У меня не укладывается в голове, как получилось, что этот феномен до сих порне был замечен и оценен по достоинству: его масштабы в пространстве и времени огромны, его действие продолжается еще в первые годы нашего века - люди моего поколения всецело пережили его в дни своего отрочества, - и, насколько мне известно, никакой другой народ не имел в своей истории ничего подобного. В других странах нормой было как раз обратное: низшие классы с восхищением наблюдали правила жизни, созданные аристократией, и старались подражать им. Смещение этой нормы поистине поразительно. Но именно это смещение определяло - хотим мы того или нет - всю испанскую жизнь на протяжении многих поколений. Простой народ поместил себя в жизненные правила собственного изобретения, принял их с энтузиазмом, с полным осознанием самого себя как их творца и с несказанным наслаждением; принял без оглядки на аристократические обычаи и без всякого стремления им подражать. Со своей стороны высшие классы лишь тогда чувствовали себя счастливыми, когда оставляли собственные привычки и насыщались вульгаризмом. Не следует преуменьшать: вульгаризм был способом счастья, который в XVIII веке открыли для себя наши предки».
И еще Ортега немало говорит о том, как такая ситуация сложилась, как вел себя народ в ней, какие явления вышли на первый план, как воспринималась ситуация элитой, не смирившейся с потерей своей роли.
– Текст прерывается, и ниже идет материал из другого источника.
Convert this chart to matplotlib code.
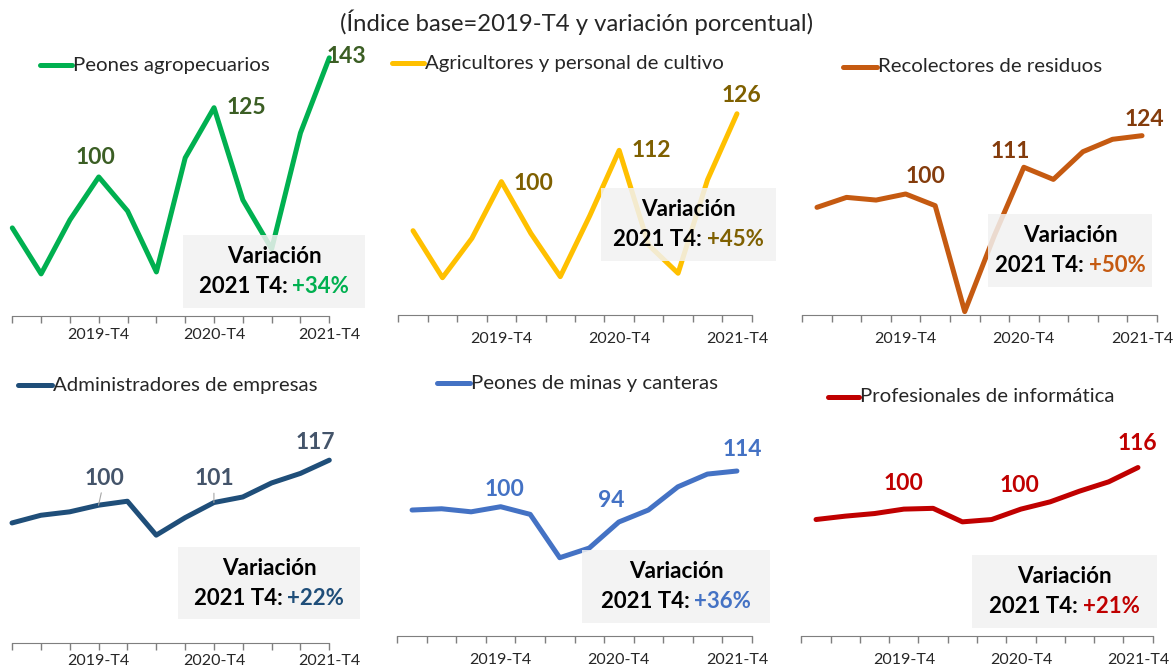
import numpy as np
import matplotlib.pyplot as plt
from matplotlib.lines import Line2D
from matplotlib.patches import Rectangle

plt.rcParams['font.family'] = ['Lato', 'DejaVu Sans']

quarters = ['2019-T1', '2019-T2', '2019-T3', '2019-T4',
            '2020-T1', '2020-T2', '2020-T3', '2020-T4',
            '2021-T1', '2021-T2', '2021-T3', '2021-T4']

names = ['Peones agropecuarios', 'Agricultores y personal de cultivo',
         'Recolectores de residuos', 'Administradores de empresas',
         'Peones de minas y canteras', 'Profesionales de informática']

peones_agro = [81.6, 65.0, 84.5, 100, 87.7, 65.7, 106.9, 125, 91.7, 74.0, 115.9, 143]
agricultores = [81.2, 63.2, 78.3, 100, 80.2, 63.6, 86.9, 112, 75.7, 64.9, 100.7, 126]
recolectores = [94.5, 98.6, 97.5, 100, 95.2, 51.6, 82.8, 111, 106.0, 117.4, 122.5, 124]
administradores = [93.3, 96.2, 97.5, 100, 101.5, 88.7, 95.3, 101, 103.1, 108.4, 112.0, 117]
peones_minas = [98.7, 99.2, 98.0, 100, 97.0, 80.0, 83.8, 94, 98.7, 107.8, 112.8, 114]
informatica = [96.0, 97.3, 98.3, 100, 100.3, 95.1, 96.0, 100, 102.8, 106.9, 110.5, 116]

variacion = ['+34%', '+45%', '+50%', '+22%', '+36%', '+21%']
labelled = [3, 7, 11]

series = [peones_agro, agricultores, recolectores,
          administradores, peones_minas, informatica]

# styles
line_colors = ['#00B050', '#FFC000', '#C55A11', '#1F4E79', '#4472C4', '#C00000']
label_colors = ['#3B5E24', '#7F6000', '#843C0C', '#44546A', '#4472C4', '#C00000']
pct_colors = ['#00B050', '#7F6000', '#C55A11', '#1F4E79', '#4472C4', '#C00000']

W, H = 1174, 667

def fx(px):
    return px / W

def fy(py):
    return 1 - py / H

# layout in pixels: left, right, axis line y, px per unit, y min, points on ticks
layout = [
    (12.3, 329.3, 316, 2.77, 49.8, True),
    (398.3, 751.7, 315, 2.61, 48.9, False),
    (802.2, 1156.8, 315, 2.43, 50.2, False),
    (12.0, 329.3, 643, 2.65, 48.0, True),
    (397.3, 751.7, 636, 2.55, 49.3, False),
    (801.4, 1152.6, 636, 2.60, 51.2, False),
]
tick_pad = [8.4, 12.0, 12.0, 8.2, 12.2, 12.2]
legend_pos = [(40, 72, 65), (392, 424, 63), (843, 877, 67),
              (18, 52, 385), (437, 470, 383), (828, 859, 397)]
box_pos = [(183, 365, 235, 308), (601, 776, 188, 261), (988, 1152, 214, 287),
           (178, 360, 547, 619), (582, 770, 550, 623), (972, 1157, 555, 628)]
# label offsets in pixels (dx, dy down)
label_off = [
    [(-3, -19), (32, 0), (17, -1)],
    [(32, 2), (32, 0), (4, -18)],
    [(20, -17), (-14, -16), (2, -16)],
    [(6, -27), (0, -24), (-14, -18)],
    [(4, -17), (-8, -22), (5, -22)],
    [(0, -26), (-1, -24), (-1, -24)],
]

fig = plt.figure(figsize=(W / 100, H / 100), dpi=100)

fig.text(fx(577), fy(22), '(Índice base=2019-T4 y variación porcentual)',
         ha='center', va='center', fontsize=17.2, color='#262626')

x = np.arange(len(quarters))
t4 = [i for i, q in enumerate(quarters) if q.endswith('T4')]

renderer = fig.canvas.get_renderer()

for k, vals in enumerate(series):
    left, right, base, ppu, ymin, on_tick = layout[k]
    ax = fig.add_axes([fx(left), fy(base), (right - left) / W, 100 * ppu / H])
    ax.patch.set_alpha(0)
    ax.set_ylim(ymin, ymin + 100)
    ax.xaxis.remove_overlapping_locs = False
    if on_tick:
        ax.set_xlim(0, len(quarters) - 1)
        ax.set_xticks(x)
    else:
        ax.set_xlim(-0.5, len(quarters) - 0.5)
        ax.set_xticks(np.arange(-0.5, len(quarters), 1))
    ax.set_xticks(t4, minor=True)
    ax.set_xticklabels([quarters[i] for i in t4], minor=True)
    ax.tick_params(axis='x', which='major', length=5, width=1, color='#7f7f7f',
                   labelbottom=False)
    ax.tick_params(axis='x', which='minor', length=0, pad=tick_pad[k], labelsize=11.5,
                   labelcolor='#262626')
    ax.set_yticks([])
    for s in ['top', 'left', 'right']:
        ax.spines[s].set_visible(False)
    ax.spines['bottom'].set_color('#7f7f7f')

    ax.plot(x, vals, color=line_colors[k], lw=3.6, solid_joinstyle='round',
            solid_capstyle='round', clip_on=False)

    for j, idx in enumerate(labelled):
        dx, dy = label_off[k][j]
        arrow = None
        if k == 3 and j < 2:
            arrow = dict(arrowstyle='-', color='#a6a6a6', lw=0.8, shrinkA=1, shrinkB=0)
        ax.annotate(f'{round(vals[idx])}', (idx, vals[idx]), xytext=(dx, -dy),
                    textcoords='offset pixels', ha='center', va='center',
                    fontsize=16.5, fontweight='bold', color=label_colors[k],
                    arrowprops=arrow, annotation_clip=False)

    # legend entry
    lx0, lx1, ly = legend_pos[k]
    fig.add_artist(Line2D([fx(lx0), fx(lx1)], [fy(ly), fy(ly)], color=line_colors[k],
                          lw=3.6, solid_capstyle='round'))
    fig.text(fx(lx1 + 1), fy(ly), names[k], ha='left', va='center', fontsize=14.7,
             color='#262626')

    # variation box
    bx0, bx1, by0, by1 = box_pos[k]
    fig.add_artist(Rectangle((fx(bx0), fy(by1)), (bx1 - bx0) / W, (by1 - by0) / H,
                             transform=fig.transFigure, facecolor='#f2f2f2',
                             edgecolor='none', alpha=0.85, zorder=2))
    cx = (bx0 + bx1) / 2
    bh = by1 - by0
    fig.text(fx(cx), fy(by0 + 0.3 * bh), 'Variación', ha='center', va='center',
             fontsize=16.2, fontweight='bold', color='black', zorder=3)
    t1 = fig.text(0, fy(by0 + 0.71 * bh), '2021 T4:', ha='left', va='center',
                  fontsize=16, fontweight='bold', color='black', zorder=3)
    t2 = fig.text(0, fy(by0 + 0.71 * bh), variacion[k], ha='left', va='center',
                  fontsize=16, fontweight='bold', color=pct_colors[k], zorder=3)
    w1 = t1.get_window_extent(renderer).width
    w2 = t2.get_window_extent(renderer).width
    gap = 5
    start = cx - (w1 + gap + w2) / 2
    t1.set_x(fx(start))
    t2.set_x(fx(start + w1 + gap))

fig.savefig('out.png', dpi=100)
Но в такой логике есть и свои сомнения. Образованный класс сам складывается, сам на чем-то и у кого-то учится. Если в 19 веке вдруг возникла великая русская литература современности, то типы героев и писателей, положения, чувства и мысли существовали и до того, как они сложились в литературу. У Аксакова в «Записках Багрова-внука», в «Капитанской дочке» Пушкина или в толстовском романе «Война и мир», в произведениях Лескова возникают как бы вдруг, внезапно, типы устной народной культуры. Интерес к ним плодотворен: образованный человек вдруг обнаруживает иную культуру, иной слой аллюзий, которыми пользуются другие люди, и он нисколько не бедней его собственного, наоборот, ему надо учиться так говорить.
Владмир Даль сформулировал, что он видит в народной речи, подвигшей ешл к собиранию слов и поговорок русского языка: «Живой народный язык, сберёгший в жизненной свежести дух, который придаёт языку стройность, силу, ясность, целость и красоту, должен послужить источником и сокровищницей для развития образованной русской речи».
Фактически, и наше славянофильство, и наше народолюбие, и литература – это эквивалент испанского «вульгаризма».
Увы, однако, процесс этот не прошел в той мере, какой мог. Западничество такой же враг народного, как и славянофильства.